Bahkan kalaupun benar sekadar merangkul paksa, itu juga sudah terjerat Pasal 76E UU No. 23/2002. Dengan ancaman hukuman di atas lima tahun, terduganya harus segera ditersangkakan dan dikerangkeng.

Sejak mula, ketika kasusnya mulai mengemuka, saya sudah menguatirkan cara polisi melakukan pengusutan. Tidak disitanya uang yang diberikan paksa oleh terduga, adalah salah satu contohnya. Sekarang, dengan memanggil kembali korban, polisi jelas menjadikan dia korban berulang. Apalagi tanpa didampingi psikolog. Memangnya enak buat seorang perempuan berkali-kali harus menjelaskan bagaimana horor seksual yang dialami, sementara terduga pelaku masih ongkang kaki di rumahnya?

Ada korban, ada visum et repertum, dan ada bukti uang, tidakkah cukup untuk segera mentersangkakan terduga dan menahan dia? Atau polisi memang mau mengikuti skenario terduga yang beredar sebagai gosip santer, bahwa uang tersebut adalah pemberian karena PSG segera berakhir? Kalau begitu, berapa banyak siswi PSG yang beroleh ''pesangon'' dari mantan Kabid dan Ketua KNPI KK itu? Baik hati betul dia.

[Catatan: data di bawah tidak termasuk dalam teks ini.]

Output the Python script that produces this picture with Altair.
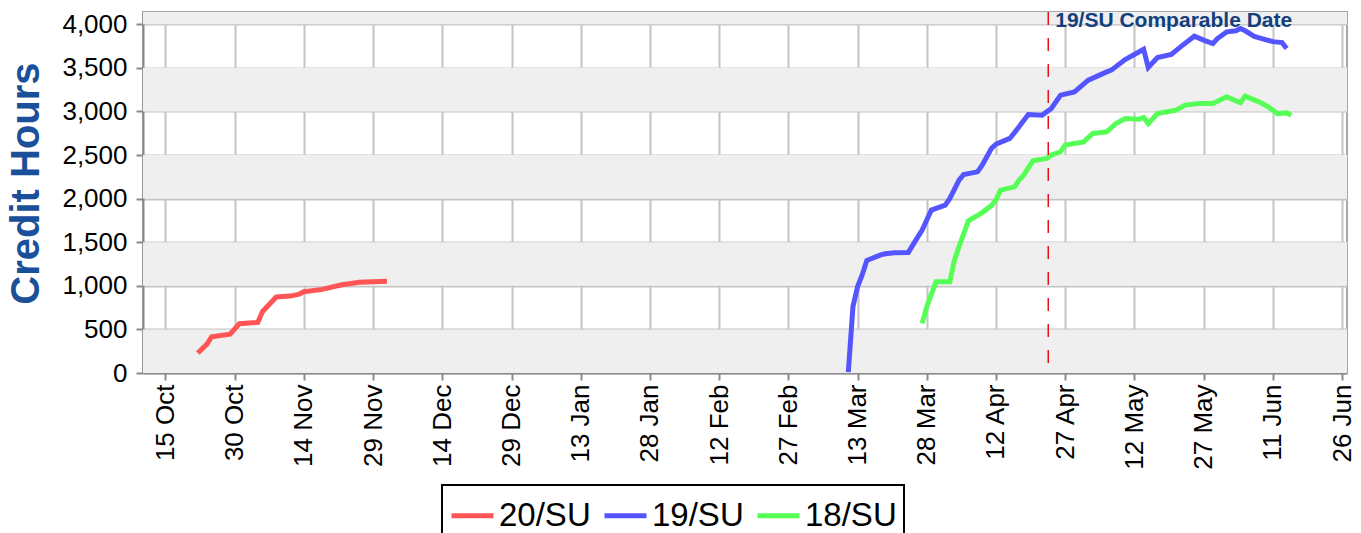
import altair as alt
import pandas as pd

# ---------------- data ----------------
tick_dates = ["2019-10-15", "2019-10-30", "2019-11-14", "2019-11-29", "2019-12-14",
              "2019-12-29", "2020-01-13", "2020-01-28", "2020-02-12", "2020-02-27",
              "2020-03-13", "2020-03-28", "2020-04-12", "2020-04-27", "2020-05-12",
              "2020-05-27", "2020-06-11", "2020-06-26"]
y_ticks = [0, 500, 1000, 1500, 2000, 2500, 3000, 3500, 4000]

series_names = ["20/SU", "19/SU", "18/SU"]
series_colors = ["#ff5555", "#5555ff", "#55ff55"]

red_dates = ["2019-10-22", "2019-10-24", "2019-10-25", "2019-10-29", "2019-10-31",
             "2019-11-04", "2019-11-05", "2019-11-08", "2019-11-11", "2019-11-13",
             "2019-11-14", "2019-11-18", "2019-11-22", "2019-11-26", "2019-12-02"]
red_values = [230, 332, 416, 445, 565, 580, 703, 872, 882, 905, 932, 959, 1009, 1040, 1051]

blue_dates = ["2020-03-11", "2020-03-12", "2020-03-13", "2020-03-14", "2020-03-15",
              "2020-03-18", "2020-03-19", "2020-03-21", "2020-03-24", "2020-03-26",
              "2020-03-27", "2020-03-28", "2020-03-29", "2020-04-01", "2020-04-02",
              "2020-04-04", "2020-04-05", "2020-04-08", "2020-04-09", "2020-04-11",
              "2020-04-12", "2020-04-15", "2020-04-17", "2020-04-19", "2020-04-22",
              "2020-04-24", "2020-04-26", "2020-04-29", "2020-05-02", "2020-05-06",
              "2020-05-07", "2020-05-10", "2020-05-12", "2020-05-14", "2020-05-15",
              "2020-05-17", "2020-05-20", "2020-05-22", "2020-05-25", "2020-05-27",
              "2020-05-29", "2020-05-30", "2020-06-01", "2020-06-03", "2020-06-04",
              "2020-06-05", "2020-06-07", "2020-06-09", "2020-06-11", "2020-06-13",
              "2020-06-14"]
blue_values = [10, 760, 990, 1125, 1290, 1355, 1368, 1380, 1383, 1555,
               1640, 1754, 1868, 1925, 2002, 2212, 2277, 2307, 2384, 2575,
               2625, 2690, 2823, 2965, 2957, 3033, 3186, 3224, 3358, 3453,
               3473, 3595, 3653, 3713, 3504, 3618, 3653, 3740, 3862, 3817,
               3778, 3836, 3912, 3925, 3950, 3925, 3860, 3830, 3800, 3790,
               3721]

green_dates = ["2020-03-27", "2020-03-28", "2020-03-30", "2020-04-02", "2020-04-03",
               "2020-04-04", "2020-04-06", "2020-04-09", "2020-04-11", "2020-04-12",
               "2020-04-13", "2020-04-16", "2020-04-17", "2020-04-18", "2020-04-20",
               "2020-04-23", "2020-04-24", "2020-04-26", "2020-04-27", "2020-05-01",
               "2020-05-03", "2020-05-06", "2020-05-08", "2020-05-10", "2020-05-13",
               "2020-05-14", "2020-05-15", "2020-05-17", "2020-05-21", "2020-05-23",
               "2020-05-26", "2020-05-29", "2020-06-01", "2020-06-04", "2020-06-05",
               "2020-06-08", "2020-06-10", "2020-06-12", "2020-06-14", "2020-06-15"]
green_values = [570, 760, 1046, 1046, 1295, 1450, 1745, 1840, 1920, 1985,
                2097, 2135, 2212, 2269, 2433, 2461, 2499, 2537, 2613, 2651,
                2747, 2766, 2862, 2919, 2910, 2930, 2860, 2975, 3014, 3072,
                3091, 3090, 3167, 3100, 3175, 3110, 3052, 2975, 2983, 2957]

band_starts = [0, 1000, 2000, 3000, 4000]
band_ends = [500, 1500, 2500, 3500, 4140]

comparable_date = ["2020-04-23T08:00:00"]
annotation_label = ["19/SU Comparable Date"]
annotation_value = [3965]

x_domain = ["2019-10-10T03:00:00", "2020-06-27T02:00:00"]
y_domain = [0, 4140]


def ms(s):
    return int(pd.Timestamp(s, tz="UTC").value // 10**6)


# ---------------- tables ----------------
rows = []
for name, ds, vs in zip(series_names, [red_dates, blue_dates, green_dates],
                        [red_values, blue_values, green_values]):
    for d, v in zip(ds, vs):
        rows.append({"series": name, "date": ms(d), "hours": v})
lines_df = pd.DataFrame(rows)
bands_df = pd.DataFrame({"y0": band_starts, "y1": band_ends})
rule_df = pd.DataFrame({"date": [ms(d) for d in comparable_date],
                        "label": annotation_label, "hours": annotation_value})

xscale = alt.Scale(type="utc", domain=[ms(d) for d in x_domain], nice=False)
yscale = alt.Scale(domain=y_domain, nice=False, zero=False)


def xaxis():
    return alt.Axis(values=[ms(d) for d in tick_dates],
                    labelExpr="utcFormat(datum.value, '%d %b')",
                    labelAngle=270, labelPadding=4, tickSize=7, grid=True,
                    labelOverlap=False, labelFlush=False, title=None)


def yaxis():
    return alt.Axis(values=y_ticks, labelExpr="format(datum.value, ',')",
                    labelPadding=9, tickSize=7, grid=True,
                    title="Credit Hours", titleFontSize=40, titleFontWeight="bold",
                    titleColor="#1a4f99", titlePadding=15, titleY=171,
                    titleFont="Liberation Sans")


bands = alt.Chart(bands_df).mark_rect(color="#efefef").encode(
    y=alt.Y("y0:Q", scale=yscale, axis=yaxis()),
    y2="y1:Q",
)

lines = alt.Chart(lines_df).mark_line(strokeWidth=5, strokeCap="butt").encode(
    x=alt.X("date:T", scale=xscale, axis=xaxis()),
    y=alt.Y("hours:Q", scale=yscale, axis=yaxis()),
    color=alt.Color("series:N", title=None,
                    scale=alt.Scale(domain=series_names, range=series_colors),
                    sort=series_names),
    detail="series:N",
)

rule = alt.Chart(rule_df).mark_rule(color="#e8101a", strokeWidth=1.5,
                                    strokeDash=[13, 13]).encode(
    x=alt.X("date:T", scale=xscale, axis=xaxis()),
)

label = alt.Chart(rule_df).mark_text(align="left", baseline="alphabetic", dx=7,
                                     fontSize=21, fontWeight="bold",
                                     font="Liberation Sans", color="#123f7d").encode(
    x=alt.X("date:T", scale=xscale, axis=xaxis()),
    y=alt.Y("hours:Q", scale=yscale, axis=yaxis()),
    text="label:N",
)

chart = alt.layer(bands, lines, rule, label).properties(
    width=1204, height=361,
    padding={"left": 135, "top": 4, "right": 6, "bottom": 160},
    autosize=alt.AutoSizeParams(type="none"),
).configure_view(
    stroke="#a8a8a8", strokeWidth=2,
).configure_axis(
    labelFont="Liberation Sans", labelFontSize=26, labelColor="#000000",
    gridColor="#c4c4c4", gridWidth=2,
    domainColor="#8a8a8a", domainWidth=2,
    tickColor="#8a8a8a", tickWidth=2,
).configure_legend(
    orient="none", legendX=299, legendY=473, direction="horizontal",
    strokeColor="#000000", strokeWidth=2, fillColor="#ffffff", padding=7,
    labelFont="Liberation Sans", labelFontSize=33, labelColor="#000000",
    labelOffset=3, columnPadding=3, symbolType="stroke", symbolSize=1764,
    symbolStrokeWidth=5, cornerRadius=0,
)

chart.save("out.html", embed_options={"renderer": "svg", "actions": False})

Menukil kembali pernyataan Presiden Joko Widodo saat menyampaikan Perppu No. 1/2016, bahwa tindak pidana (terlebih seksual) terhadap anak-anak adalah ''kejahatan luar biasa'', setelah 11 hari bergulir, sulit dipungkiri Polres Bolmong justru terlihat nyata berupaya menjadikan kasusnya sekadar kriminal biasa saja. Ini jelas lawakan tak lucu. Sebagaimana komedi gelapnya perkembangan pengusutan korupsi di BMR dua tahun terakhir menurut catatan totabuan.co, Rabu, 7 Desember 2016 (http://totabuan.co/2016/12/hampir-dua-tahun-polres-bolmong-miskin-produk/), padahal insitusi ini menyidik banyak sekali dugaan penggarongan uang negara itu.***

Singkatan dan Istilah yang Digunakan:

AKBP: Ajun Komisaris Besar Polisi; ASN: Aparatur Sipil Negara; Bandara: Bandar Udara; BMR: Bolaang Mongondow Raya; Bolmong: Bolaang Mongondow; Kabid: Kepala Bidang; Kapolres: Kepala Kepolisian Resor; KK: Kota Kotamobagu; KNPI: Komite Nasional Pemuda Indonesia; MKE: Majelis Kode Etik; Perppu: Peraturan Pemerintah Pengganti UU; Polres: Kepolisian Resor; PPA: Perlindungan Perempuan dan Anak; PSG: Praktik Sistem Ganda; PU: Pekerjaan Umum; SIK: Sarjana Ilmu Kepolisian; SOP: Standard Operating Procedure; dan UU: Undang-undang.